Thursday, January 12, 2017

Jammeh files an injunction with the Supreme Court to stop President-elect Barrow's inauguration

Edu Gomez - Jammeh;'s lawyer 
After he has failed to recruit the required number of judges to constitute a proper Supreme Court, Yaya Jammeh is, once more, trying to pull a rabbit from a hat by trying to stop President-elect Barrow from being inaugurated as Gambia's 3rd President of the Republic by filing an injunction with the Supreme Court to stop him from being inaugurated on the 19th January, 2017.

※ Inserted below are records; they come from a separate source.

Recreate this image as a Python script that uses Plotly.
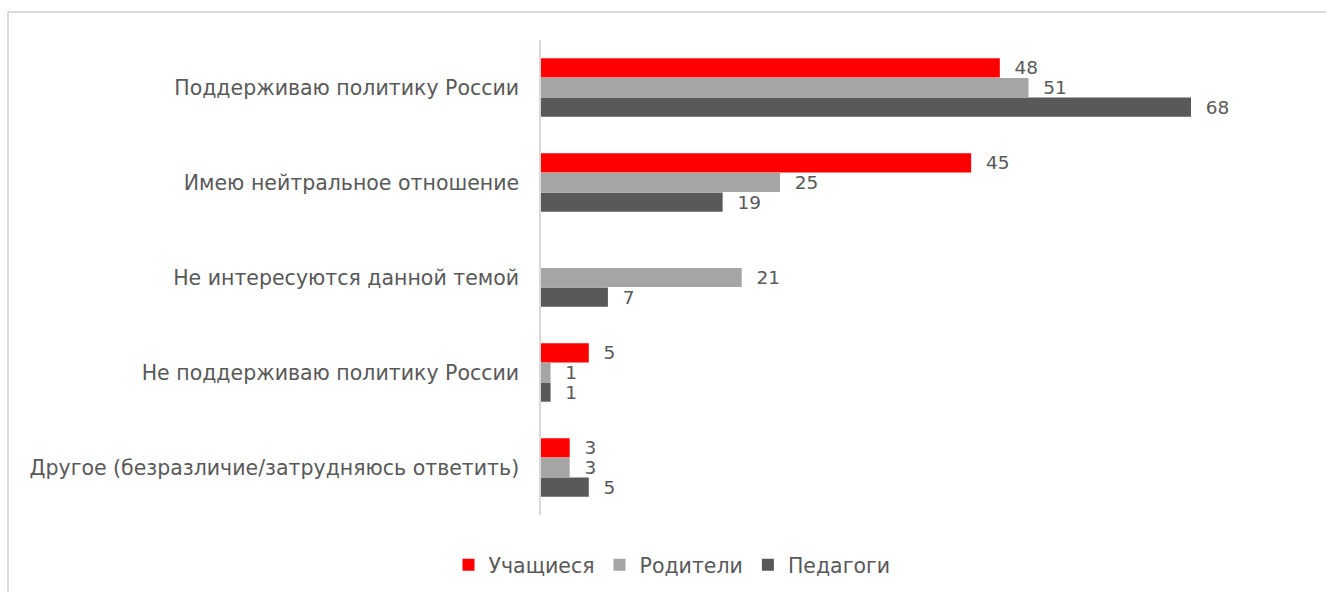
import plotly.graph_objects as go

categories = [
    "Поддерживаю политику России",
    "Имею нейтральное отношение",
    "Не интересуются данной темой",
    "Не поддерживаю политику России",
    "Другое (безразличие/затрудняюсь ответить)",
]
students = [48, 45, None, 5, 3]
parents = [51, 25, 21, 1, 3]
teachers = [68, 19, 7, 1, 5]
series_names = ["Учащиеся", "Родители", "Педагоги"]
colors = ["#ff0000", "#a5a5a5", "#595959"]

W, H = 1326, 592
L, R, T, B = 541, 30, 40, 77
pw = W - L - R
ph = H - T - B

fig = go.Figure()
for name, vals, col in zip(series_names, [students, parents, teachers], colors):
    fig.add_trace(go.Bar(
        y=categories, x=vals, name=name, orientation="h",
        marker=dict(color=col, line=dict(width=0)),
        text=[("" if v is None else "  " + str(v)) for v in vals],
        textposition="outside", cliponaxis=False, constraintext="none",
        textfont=dict(color="#595959", size=18.5),
    ))

def px_x(p):
    return (p - L) / pw

def px_y(p):
    return (H - B - p) / ph

fig.add_shape(type="line", xref="paper", yref="paper",
              x0=px_x(8), x1=px_x(1400), y0=px_y(12), y1=px_y(12),
              line=dict(color="#d9d9d9", width=2))
fig.add_shape(type="line", xref="paper", yref="paper",
              x0=px_x(8), x1=px_x(8), y0=px_y(12), y1=px_y(700),
              line=dict(color="#d9d9d9", width=2))

fig.update_layout(
    width=W, height=H,
    margin=dict(l=L, r=R, t=T, b=B, autoexpand=False),
    paper_bgcolor="white", plot_bgcolor="white",
    barmode="group", bargap=0.38, bargroupgap=0.02,
    font=dict(family="DejaVu Sans", color="#595959", size=20),
    showlegend=True,
    legend=dict(orientation="h", x=672 / W, xref="container", xanchor="center",
                y=1 - 565 / H, yref="container", yanchor="middle",
                font=dict(size=20.5, color="#595959"),
                itemwidth=30, traceorder="normal"),
    xaxis=dict(range=[0, pw / (650 / 68)], showticklabels=False,
               showgrid=False, zeroline=False, showline=False),
    yaxis=dict(autorange="reversed", showgrid=False, zeroline=False,
               showline=True, linecolor="#d9d9d9", linewidth=1.5,
               ticks="", ticklabelstandoff=16,
               tickfont=dict(size=20.5, color="#595959")),
)

fig.write_html("out.html", config={"displayModeBar": False},
               post_script="document.body.style.margin='0';")
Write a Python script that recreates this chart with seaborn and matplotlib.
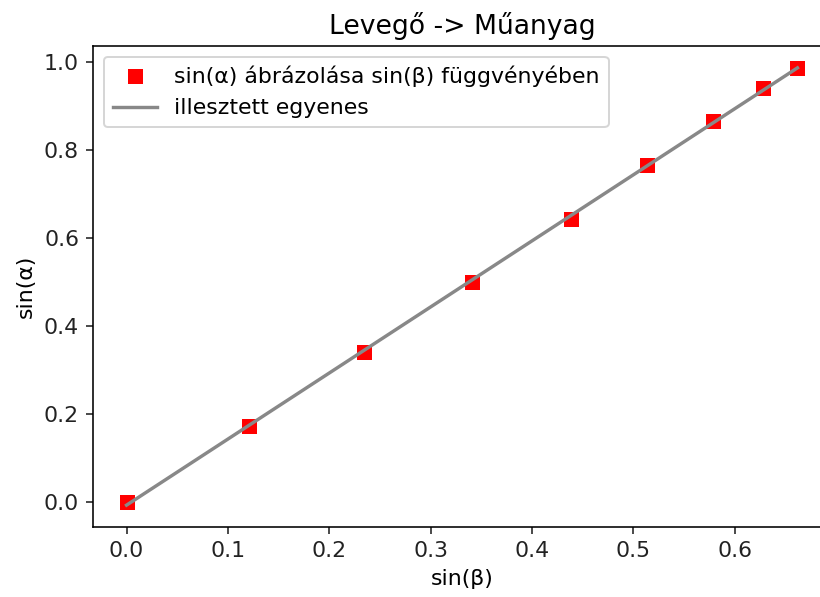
import numpy as np
import pandas as pd
import matplotlib
matplotlib.use('Agg')
import matplotlib.pyplot as plt
import seaborn as sns

# mért értékek
sin_beta = [0.0, 0.121, 0.234, 0.341, 0.439, 0.514, 0.579, 0.628, 0.662]
sin_alpha = [0.0, 0.174, 0.342, 0.5, 0.643, 0.766, 0.866, 0.940, 0.985]

df = pd.DataFrame({'sin_beta': sin_beta, 'sin_alpha': sin_alpha})

# illesztett egyenes
m, b = np.polyfit(df['sin_beta'], df['sin_alpha'], 1)
df['fit'] = m * df['sin_beta'] + b

plt.rcParams['font.family'] = ['DejaVu Sans']
plt.rcParams['font.size'] = 11
fig = plt.figure(figsize=(820 / 144, 597 / 144), dpi=144)
ax = fig.add_axes([93 / 820, 70 / 597, 738 / 820, 481 / 597])

sns.lineplot(data=df, x='sin_beta', y='sin_alpha', ax=ax, marker='s', markersize=7.5,
             color='red', linestyle='', markeredgewidth=0,
             label='sin(α) ábrázolása sin(β) függvényében')
sns.lineplot(data=df, x='sin_beta', y='fit', ax=ax, color='#888888', linewidth=1.7,
             label='illesztett egyenes')

ax.set_title('Levegő -> Műanyag', fontsize=13.3)
ax.set_xlabel('sin(β)', fontsize=11)
ax.set_ylabel('sin(α)', fontsize=11)
ax.set_xticks([0.0, 0.1, 0.2, 0.3, 0.4, 0.5, 0.6])
ax.tick_params(labelsize=11, colors='#222222')
ax.legend(loc='upper left', fontsize=11)

fig.savefig('out.png', dpi=144)
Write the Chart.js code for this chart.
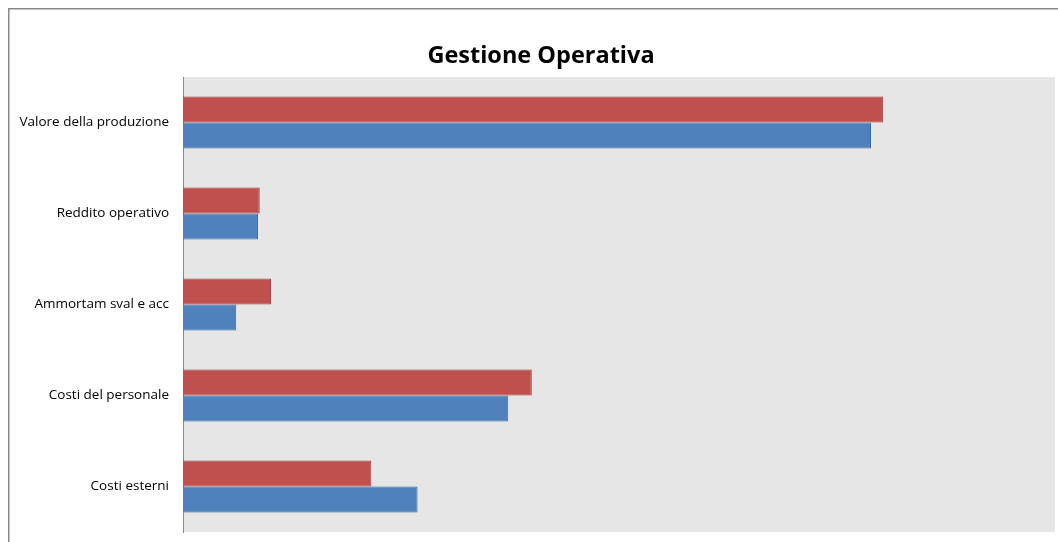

The application for the restraining order attempts to prevent "any organ of the government...any domestic, regional and international body, group or organizations, their agents, servants...partaking or participating in any manner or form in the swearing-in and/or inauguration of Adama Barrow as President of the Republic of The Gambia on the 19th day of January or any other date pending the determination of the Petition of the Petitioner/Applicant before this Honorable Court.

The application was filed by lawyer Edu Gomez on behalf of the outgoing ruling party of Yaya Jammeh, the APRC, this afternoon.   The fact that the filing took place is in itself an act of desperation if not of incompetence because the Chief Justice who also is the sole judge on the Supreme Court bench is an interested party in the case and thus cannot hear the application, according to a source familiar with the inner workings of the Gambian judiciary. " It is like him ( CJ, Fagbenle) saying, I hereby restrain myself from swearing in the president-elect."  The application specifically states that the Chief Justice is an interested party, so it impossible for him to act on the application.

To prevent Gambia's President-elect from being inaugurated as prescribed by the Constitution is a treasonable offence that must not be tolerated by a lawless individual like Yaya Jammeh.  The will of the Gambian people will not be subverted by a dictator who was defeated in an election that has been universally proclaimed to be free, fair and credible.